Plotting code records
===

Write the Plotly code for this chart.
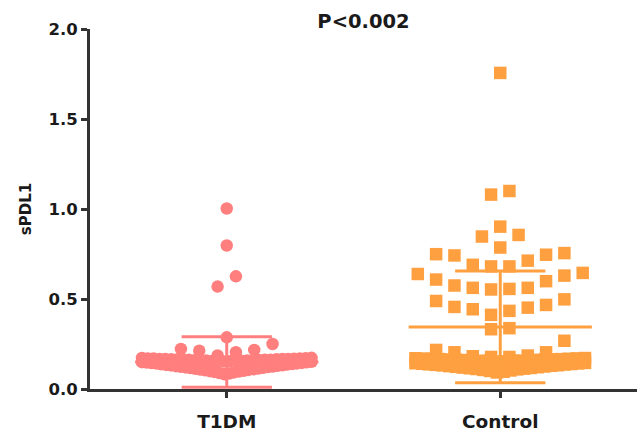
import numpy as np
import plotly.graph_objects as go

# ---------------- data ----------------
categories = ["T1DM", "Control"]

t1dm_values = [
    1.003, 0.797, 0.626, 0.569, 0.287,
    0.186, 0.204, 0.213, 0.217, 0.222, 0.250,
    0.153, 0.154, 0.155, 0.156, 0.156, 0.157, 0.158, 0.158, 0.159, 0.160,
    0.160, 0.161, 0.162, 0.162, 0.163, 0.163, 0.164, 0.165, 0.165, 0.166,
    0.166, 0.167, 0.167, 0.168, 0.169, 0.169, 0.170, 0.171, 0.172, 0.173,
    0.082, 0.086, 0.089, 0.092, 0.094, 0.097, 0.099, 0.101, 0.104, 0.106,
    0.108, 0.110, 0.112, 0.114, 0.116, 0.118, 0.120, 0.122, 0.123, 0.125,
    0.127, 0.129, 0.131, 0.132, 0.134, 0.136, 0.137, 0.139, 0.141, 0.142,
    0.144, 0.145, 0.147, 0.148, 0.149, 0.151,
]

control_values = [
    1.756, 1.080, 1.100, 0.902, 0.856, 0.847, 0.786,
    0.755, 0.746, 0.713, 0.742, 0.749, 0.681, 0.681, 0.690,
    0.639, 0.645, 0.608, 0.630, 0.599, 0.575, 0.562, 0.553, 0.556, 0.562,
    0.489, 0.456, 0.443, 0.412, 0.434, 0.452, 0.467, 0.498,
    0.332, 0.338, 0.268, 0.217, 0.204, 0.182, 0.186, 0.204, 0.178, 0.178,
    0.152, 0.154, 0.155, 0.156, 0.157, 0.158, 0.159, 0.160, 0.161, 0.162,
    0.162, 0.163, 0.164, 0.165, 0.166, 0.166, 0.167, 0.168, 0.169, 0.170,
    0.171, 0.172,
    0.092, 0.096, 0.100, 0.103, 0.106, 0.109, 0.111, 0.113, 0.115, 0.117,
    0.119, 0.121, 0.123, 0.125, 0.127, 0.129, 0.131, 0.132, 0.134, 0.136,
    0.137, 0.139, 0.140, 0.142, 0.143, 0.145,
]

group_means = [0.150, 0.345]
group_sds = [0.140, 0.310]

y_tick_values = [0.0, 0.5, 1.0, 1.5, 2.0]
y_tick_labels = ["0.0", "0.5", "1.0", "1.5", "2.0"]
title_text = "P<0.002"
y_title_text = "sPDL1"

# ---------------- styling / layout parameters ----------------
colors = ["#FF7E7E", "#FFA040"]
symbols = ["circle", "square"]
marker_sizes = [12.5, 12.5]
# row bins used by the scatter-dot layout (value bands)
row_edges = [
    [0.0, 0.152, 0.175, 0.27, 0.30, 0.55, 0.65, 0.75, 0.85, 1.1, 2.0],
    [0.0, 0.148, 0.175, 0.30, 0.36, 0.50, 0.55, 0.65, 0.76, 0.88, 0.95, 1.2, 2.0],
]
STEP = 0.067       # horizontal spacing between dots (category units)
MAX_HALF = 0.31    # max half-width of a row (category units)
MEAN_HALF = 0.335
SD_HALF = 0.165
AX = "#333333"
TXT = "#1a1a1a"
FONT = "DejaVu Sans"


def dot_offsets(values, edges, step, max_half):
    vals = np.asarray(values, dtype=float)
    offs = np.zeros(len(vals))
    bins = np.digitize(vals, edges)
    for b in np.unique(bins):
        members = np.where(bins == b)[0]
        members = members[np.argsort(vals[members], kind="stable")]
        n = len(members)
        s = step if n <= 1 else min(step, max_half / ((n - 1) / 2))
        for rank, m in enumerate(members):
            if n % 2 == 1:
                k = (rank + 1) // 2
                pos = (-k if rank % 2 == 1 else k)
            else:
                k = rank // 2 + 0.5
                pos = (-k if rank % 2 == 0 else k)
            offs[m] = pos * s
    return offs


series = [t1dm_values, control_values]
fig = go.Figure()

for i, vals in enumerate(series):
    offs = dot_offsets(vals, row_edges[i], STEP, MAX_HALF)
    fig.add_trace(go.Scatter(
        x=i + offs, y=vals, mode="markers",
        marker=dict(symbol=symbols[i], size=marker_sizes[i], color=colors[i],
                    line=dict(width=0)),
        cliponaxis=False, showlegend=False, hoverinfo="y",
    ))

for i in range(len(categories)):
    m, s = group_means[i], group_sds[i]
    line = dict(color=colors[i], width=3)
    segs = [
        ([i - MEAN_HALF, i + MEAN_HALF], [m, m]),
        ([i - SD_HALF, i + SD_HALF], [m + s, m + s]),
        ([i - SD_HALF, i + SD_HALF], [m - s, m - s]),
        ([i, i], [m - s, m + s]),
    ]
    for xs, ys in segs:
        fig.add_trace(go.Scatter(x=xs, y=ys, mode="lines", line=line,
                                 cliponaxis=False, showlegend=False,
                                 hoverinfo="skip"))

fig.update_layout(
    width=641, height=436,
    margin=dict(l=90, r=4, t=29, b=44),
    paper_bgcolor="white", plot_bgcolor="white",
    font=dict(family=FONT, color=TXT),
    title=dict(text=title_text, x=0.5, xref="paper", xanchor="center",
               y=1 - 21.5 / 436, yref="container", yanchor="middle",
               font=dict(family=FONT, size=19.5, weight="bold", color=TXT)),
    xaxis=dict(
        range=[-0.5, 1.5], tickvals=list(range(len(categories))),
        ticktext=categories, showline=True, linecolor=AX, linewidth=3,
        ticks="outside", ticklen=6, tickwidth=3, tickcolor=AX,
        tickfont=dict(family=FONT, size=18.5, weight="bold", color=TXT),
        ticklabelstandoff=8, showgrid=False, zeroline=False, fixedrange=True,
    ),
    yaxis=dict(
        range=[0, 2.0], tickvals=y_tick_values, ticktext=y_tick_labels,
        showline=True, linecolor=AX, linewidth=3,
        ticks="outside", ticklen=6, tickwidth=3, tickcolor=AX,
        tickfont=dict(family=FONT, size=16.5, weight="bold", color=TXT),
        title=dict(text=y_title_text, standoff=14,
                   font=dict(family=FONT, size=15, weight="bold", color=TXT)),
        showgrid=False, zeroline=False, fixedrange=True,
    ),
)

fig.write_html(
    "out.html",
    config={"displayModeBar": False},
    post_script="document.body.style.margin='0';document.body.style.overflow='hidden';",
)
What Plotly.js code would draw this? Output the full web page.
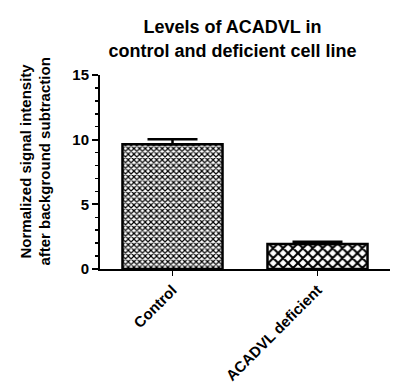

===

EXERCISE DESCRIPTION:
Reproduce all of the material exactly, apart from the pictures.

TASK ANSWER:
Write the Plotly code for this chart.
import numpy as np
import plotly.graph_objects as go

# ---------------- data ----------------
categories = ["T1DM", "Control"]

t1dm_values = [
    1.003, 0.797, 0.626, 0.569, 0.287,
    0.186, 0.204, 0.213, 0.217, 0.222, 0.250,
    0.153, 0.154, 0.155, 0.156, 0.156, 0.157, 0.158, 0.158, 0.159, 0.160,
    0.160, 0.161, 0.162, 0.162, 0.163, 0.163, 0.164, 0.165, 0.165, 0.166,
    0.166, 0.167, 0.167, 0.168, 0.169, 0.169, 0.170, 0.171, 0.172, 0.173,
    0.082, 0.086, 0.089, 0.092, 0.094, 0.097, 0.099, 0.101, 0.104, 0.106,
    0.108, 0.110, 0.112, 0.114, 0.116, 0.118, 0.120, 0.122, 0.123, 0.125,
    0.127, 0.129, 0.131, 0.132, 0.134, 0.136, 0.137, 0.139, 0.141, 0.142,
    0.144, 0.145, 0.147, 0.148, 0.149, 0.151,
]

control_values = [
    1.756, 1.080, 1.100, 0.902, 0.856, 0.847, 0.786,
    0.755, 0.746, 0.713, 0.742, 0.749, 0.681, 0.681, 0.690,
    0.639, 0.645, 0.608, 0.630, 0.599, 0.575, 0.562, 0.553, 0.556, 0.562,
    0.489, 0.456, 0.443, 0.412, 0.434, 0.452, 0.467, 0.498,
    0.332, 0.338, 0.268, 0.217, 0.204, 0.182, 0.186, 0.204, 0.178, 0.178,
    0.152, 0.154, 0.155, 0.156, 0.157, 0.158, 0.159, 0.160, 0.161, 0.162,
    0.162, 0.163, 0.164, 0.165, 0.166, 0.166, 0.167, 0.168, 0.169, 0.170,
    0.171, 0.172,
    0.092, 0.096, 0.100, 0.103, 0.106, 0.109, 0.111, 0.113, 0.115, 0.117,
    0.119, 0.121, 0.123, 0.125, 0.127, 0.129, 0.131, 0.132, 0.134, 0.136,
    0.137, 0.139, 0.140, 0.142, 0.143, 0.145,
]

group_means = [0.150, 0.345]
group_sds = [0.140, 0.310]

y_tick_values = [0.0, 0.5, 1.0, 1.5, 2.0]
y_tick_labels = ["0.0", "0.5", "1.0", "1.5", "2.0"]
title_text = "P<0.002"
y_title_text = "sPDL1"

# ---------------- styling / layout parameters ----------------
colors = ["#FF7E7E", "#FFA040"]
symbols = ["circle", "square"]
marker_sizes = [12.5, 12.5]
# row bins used by the scatter-dot layout (value bands)
row_edges = [
    [0.0, 0.152, 0.175, 0.27, 0.30, 0.55, 0.65, 0.75, 0.85, 1.1, 2.0],
    [0.0, 0.148, 0.175, 0.30, 0.36, 0.50, 0.55, 0.65, 0.76, 0.88, 0.95, 1.2, 2.0],
]
STEP = 0.067       # horizontal spacing between dots (category units)
MAX_HALF = 0.31    # max half-width of a row (category units)
MEAN_HALF = 0.335
SD_HALF = 0.165
AX = "#333333"
TXT = "#1a1a1a"
FONT = "DejaVu Sans"


def dot_offsets(values, edges, step, max_half):
    vals = np.asarray(values, dtype=float)
    offs = np.zeros(len(vals))
    bins = np.digitize(vals, edges)
    for b in np.unique(bins):
        members = np.where(bins == b)[0]
        members = members[np.argsort(vals[members], kind="stable")]
        n = len(members)
        s = step if n <= 1 else min(step, max_half / ((n - 1) / 2))
        for rank, m in enumerate(members):
            if n % 2 == 1:
                k = (rank + 1) // 2
                pos = (-k if rank % 2 == 1 else k)
            else:
                k = rank // 2 + 0.5
                pos = (-k if rank % 2 == 0 else k)
            offs[m] = pos * s
    return offs


series = [t1dm_values, control_values]
fig = go.Figure()

for i, vals in enumerate(series):
    offs = dot_offsets(vals, row_edges[i], STEP, MAX_HALF)
    fig.add_trace(go.Scatter(
        x=i + offs, y=vals, mode="markers",
        marker=dict(symbol=symbols[i], size=marker_sizes[i], color=colors[i],
                    line=dict(width=0)),
        cliponaxis=False, showlegend=False, hoverinfo="y",
    ))

for i in range(len(categories)):
    m, s = group_means[i], group_sds[i]
    line = dict(color=colors[i], width=3)
    segs = [
        ([i - MEAN_HALF, i + MEAN_HALF], [m, m]),
        ([i - SD_HALF, i + SD_HALF], [m + s, m + s]),
        ([i - SD_HALF, i + SD_HALF], [m - s, m - s]),
        ([i, i], [m - s, m + s]),
    ]
    for xs, ys in segs:
        fig.add_trace(go.Scatter(x=xs, y=ys, mode="lines", line=line,
                                 cliponaxis=False, showlegend=False,
                                 hoverinfo="skip"))

fig.update_layout(
    width=641, height=436,
    margin=dict(l=90, r=4, t=29, b=44),
    paper_bgcolor="white", plot_bgcolor="white",
    font=dict(family=FONT, color=TXT),
    title=dict(text=title_text, x=0.5, xref="paper", xanchor="center",
               y=1 - 21.5 / 436, yref="container", yanchor="middle",
               font=dict(family=FONT, size=19.5, weight="bold", color=TXT)),
    xaxis=dict(
        range=[-0.5, 1.5], tickvals=list(range(len(categories))),
        ticktext=categories, showline=True, linecolor=AX, linewidth=3,
        ticks="outside", ticklen=6, tickwidth=3, tickcolor=AX,
        tickfont=dict(family=FONT, size=18.5, weight="bold", color=TXT),
        ticklabelstandoff=8, showgrid=False, zeroline=False, fixedrange=True,
    ),
    yaxis=dict(
        range=[0, 2.0], tickvals=y_tick_values, ticktext=y_tick_labels,
        showline=True, linecolor=AX, linewidth=3,
        ticks="outside", ticklen=6, tickwidth=3, tickcolor=AX,
        tickfont=dict(family=FONT, size=16.5, weight="bold", color=TXT),
        title=dict(text=y_title_text, standoff=14,
                   font=dict(family=FONT, size=15, weight="bold", color=TXT)),
        showgrid=False, zeroline=False, fixedrange=True,
    ),
)

fig.write_html(
    "out.html",
    config={"displayModeBar": False},
    post_script="document.body.style.margin='0';document.body.style.overflow='hidden';",
)
What Plotly.js code would draw this? Output the full web page.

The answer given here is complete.